Tim’s Halloween Ghost Story… and it’s true… I think

Disclaimer: If you follow my columns much, you know I’m a walker. Not because I like walking… hardly… but because my good friend, Doctor Chuck, and my wife insist they would rather me lose weight than die. I say all that to say one of the worst things about walking… it is BORING! So, I have these cool ear buds that connect to my phone and I can listen to podcasts. One of my favorites is “The Way I Heard It” by Mike Rowe… the Dirty Jobs guy. The following ghost story is not the way I heard it but the way I remember it. It has been nearly 40 years so some of the details might be… well, a tiny bit fuzzy… like a ghost on a foggy night… but you will get the point.

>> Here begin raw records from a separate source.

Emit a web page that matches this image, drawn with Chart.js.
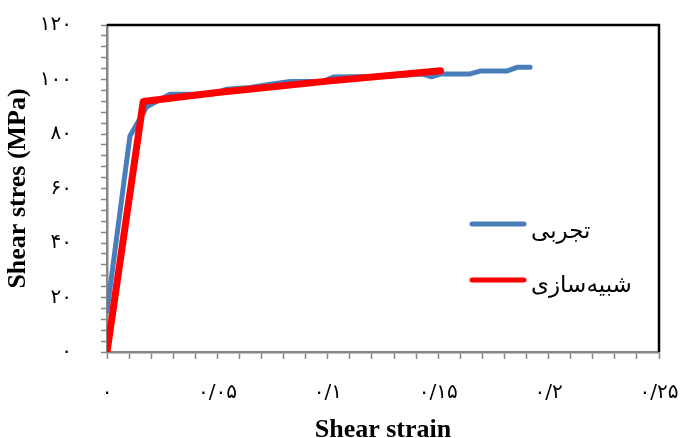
<!DOCTYPE html>
<html>
<head>
<meta charset="utf-8">
<script src="https://cdn.jsdelivr.net/npm/chart.js@4.4.3/dist/chart.umd.min.js"></script>
<style>
  body { margin: 0; background: #fff; }
  canvas { display: block; }
</style>
</head>
<body>
<canvas id="chart" width="683" height="438"></canvas>
<script>

// Experimental series (تجربی).
const expStrain = [0, 0.0104, 0.018, 0.0285, 0.048, 0.054, 0.065, 0.074, 0.083, 0.098, 0.1025, 0.128, 0.143, 0.147, 0.151, 0.164, 0.169, 0.181, 0.186, 0.1916]
const expStress = [15, 79.3, 90, 94.6, 94.7, 96.4, 97.1, 98.3, 99.3, 99.3, 100.9, 101.2, 102, 101, 102, 102, 103.1, 103.1, 104.5, 104.5]

// Simulation series (شبیه‌سازی).
const simStrain = [0, 0.0164, 0.05, 0.1, 0.151]
const simStress = [0, 91.9, 95.2, 99.4, 103.2]

// Tick labels in Persian digits.
const xTickValues = [0, 0.05, 0.1, 0.15, 0.2, 0.25]
const xTickLabels = ['۰', '۰/۰۵', '۰/۱', '۰/۱۵', '۰/۲', '۰/۲۵']
const yTickValues = [0, 20, 40, 60, 80, 100, 120]
const yTickLabels = ['۰', '۲۰', '۴۰', '۶۰', '۸۰', '۱۰۰', '۱۲۰']

const legendLabels = ['تجربی', 'شبیه‌سازی']
const colors = ['#4A7EBB', '#FF0000']

const axisGrey = '#868686'
const tickFont = { family: "'DejaVu Sans'", size: 20 }
const titleFont = { family: "'Liberation Serif', 'Times New Roman', serif", size: 26, weight: 'bold', lineHeight: 1 }

const toPoints = (xs, ys) => xs.map((x, i) => ({ x, y: ys[i] }))

// Label lookup: only major ticks get a label, minor ticks keep an empty string.
function tickLabel(values, labels, val, tol) {
  const i = values.findIndex(v => Math.abs(v - val) < tol)
  return i < 0 ? '' : labels[i]
}

// Top and right frame plus the in-plot legend.
const framePlugin = {
  id: 'frame',
  afterDraw(chart) {
    const { ctx, chartArea: a } = chart
    ctx.save()
    ctx.strokeStyle = '#000'
    ctx.lineWidth = 2.5
    ctx.beginPath()
    ctx.moveTo(a.left, a.top)
    ctx.lineTo(a.right, a.top)
    ctx.lineTo(a.right, a.bottom)
    ctx.stroke()

    const rows = [238, 292]
    const lines = [224, 280]
    legendLabels.forEach((label, i) => {
      ctx.strokeStyle = colors[i]
      ctx.lineWidth = 5
      ctx.lineCap = 'round'
      ctx.beginPath()
      ctx.moveTo(472, lines[i])
      ctx.lineTo(524, lines[i])
      ctx.stroke()

      ctx.fillStyle = '#000'
      ctx.font = "23px 'DejaVu Sans'"
      ctx.textAlign = 'left'
      ctx.textBaseline = 'alphabetic'
      ctx.fillText(label, 531, rows[i])
    })
    ctx.restore()
  }
}

new Chart(document.getElementById('chart'), {
  type: 'line',
  data: {
    datasets: [
      {
        label: legendLabels[0],
        data: toPoints(expStrain, expStress),
        borderColor: colors[0],
        borderWidth: 5,
        order: 2
      },
      {
        label: legendLabels[1],
        data: toPoints(simStrain, simStress),
        borderColor: colors[1],
        borderWidth: 7,
        order: 1
      }
    ]
  },
  options: {
    responsive: false,
    animation: false,
    devicePixelRatio: 1,
    layout: { padding: { left: 0, top: 25, right: 24, bottom: 0 } },
    elements: {
      point: { radius: 0 },
      line: { tension: 0, borderCapStyle: 'round', borderJoinStyle: 'round', fill: false }
    },
    plugins: {
      legend: { display: false },
      tooltip: { enabled: false }
    },
    scales: {
      x: {
        type: 'linear',
        min: 0,
        max: 0.25,
        // Fixed box size, no extra room for overflowing edge labels.
        afterFit: scale => {
          scale.height = 86
          scale.paddingLeft = 0
          scale.paddingRight = 0
        },
        border: { color: axisGrey, width: 2.5 },
        grid: { drawOnChartArea: false, color: axisGrey, tickLength: 7, tickWidth: 1.5 },
        ticks: {
          stepSize: 0.01,
          autoSkip: false,
          maxRotation: 0,
          padding: 22,
          color: '#000',
          font: tickFont,
          callback: val => tickLabel(xTickValues, xTickLabels, val, 1e-6)
        },
        title: {
          display: true,
          text: 'Shear strain',
          color: '#000',
          font: titleFont,
          padding: { top: 0, bottom: -5 }
        }
      },
      y: {
        min: 0,
        max: 120,
        afterFit: scale => {
          scale.width = 107
          scale.paddingTop = 0
          scale.paddingBottom = 0
        },
        border: { color: axisGrey, width: 2.5 },
        grid: { drawOnChartArea: false, color: axisGrey, tickLength: 6, tickWidth: 1.5 },
        ticks: {
          stepSize: 4,
          autoSkip: false,
          padding: 29,
          color: '#000',
          font: tickFont,
          callback: val => tickLabel(yTickValues, yTickLabels, val, 1e-6)
        },
        title: {
          display: true,
          text: 'Shear stres (MPa)',
          color: '#000',
          font: titleFont,
          padding: { top: 5, bottom: 0 }
        }
      }
    }
  },
  plugins: [framePlugin]
})
</script>
</body>
</html>
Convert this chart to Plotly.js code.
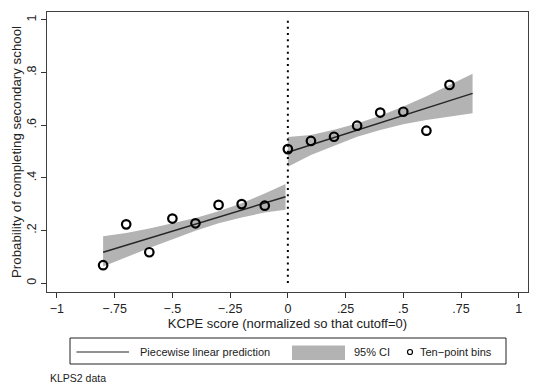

Back in the late ‘70s and early ‘80s I worked in the creative department at WBKO making commercials. This was in the dark ages and once a commercial was completed it was copied onto a two-inch wide video tape on a big plastic reel. Each thirty-second commercial was put on a separate reel and stored on a shelf in a box with a number on it. The guy playing the commercials on air would read the number off a list, find the matching numbered box, load it on the big video tape machine and play it on air. Sounds a lot more complicated than it was. 

Anyway, as I said, I worked with a bunch of guys who made the commercials and we had made a pretty good one for a local restaurant… which is no longer in business, by the way… and the owner of the restaurant liked it and it was playing on air… a lot. 

Shortly after the commercial began airing, sadly, one of the girls who worked for him, who was in the commercial, passed away. I think maybe she was killed in a car wreck. Remember… this is all the way I remember it and my memory often sucks. Anyway, Mr. Restaurant Owner, out of consideration for the girl’s friends and family, called the station and asked that we redo the commercial and remove the dead girl from the spot. No problem. We had several other pictures we could use and as quickly as possible we did just that. Problem solved… right? Not so fast.

A few days go by and Mr. Restaurant Owner calls again. “I thought I asked you to take the dead girl out of my commercial.” Now, just like any complicated business, mistakes happened at WBKO and it was very possible the original spot got stuck back on the shelf instead of the corrected one. Being in charge of part of that area, I got the call from the sales guy and I personally went and found the new spot, removed the one on the shelf that indeed still had the girl in it and replaced it with the new spot. Again, problem solved. 

The following week another call comes in from Mr. Restaurant Owner. This time he got a call from the family. Not happy because they just saw their daughter on TV in the commercial. Mr. Restaurant Owner is using creative language to get the point across that this is unacceptable. “Perhaps if I invested my money in radio advertising I would not be having these issues!” 

As you have probably heard… poop almost always flows downhill and this time the sales manager and the sales guy come to visit me. We go together to the control room and to the shelf, pull the box with the correct number, load the tape on a video machine and watch it. You guessed it… the girl is back again. Both these guys had worked with me for a few years and did not question that I had done what I said I would do but they were still, understandably, upset. They didn’t want to lose a good customer but, more importantly, nobody wanted this girl’s friends and family upset. 

We all three went and found a backup copy of the new commercial without the girl. I relabeled the box while they watched and we all took it back to the control room and put it in the proper slot on the shelf. Then I handed the old spot, in its box, to the sales guy, who took it back to his office. Finally, no doubt, problem solved. 

A few days went by with no phone calls and we all started to relax until the day before Halloween. You know where this is going. Phone rings. Yelling on other end of words that don’t make sense but get the point across just the same. I went to the control room, got the commercial, played it. No. It was the newer spot without the girl. I told both the sales guy and sales manager that I had personally checked it and it was correct. I asked the sales guy where the copy of the old commercial was. “I took it out to the dumpster, unspooled the tape off the reel and threw it all away myself.” We figured whoever saw the commercial had just been confused about what they saw and it wouldn’t happen again.

The next night, Halloween night, after enjoying all the little trick-or-treaters who had visited, I was sitting at home watching the news when a commercial break came on. The second commercial in the break was for the restaurant. Even now I get goosebumps. The girl WAS in the commercial. I got up, drove to the station, got the box off the shelf, looked at it and it was the spot with the girl in it. I took it home with me and destroyed the tape and the next day we went back to the restaurant and shot a totally new commercial. The girl never showed up again.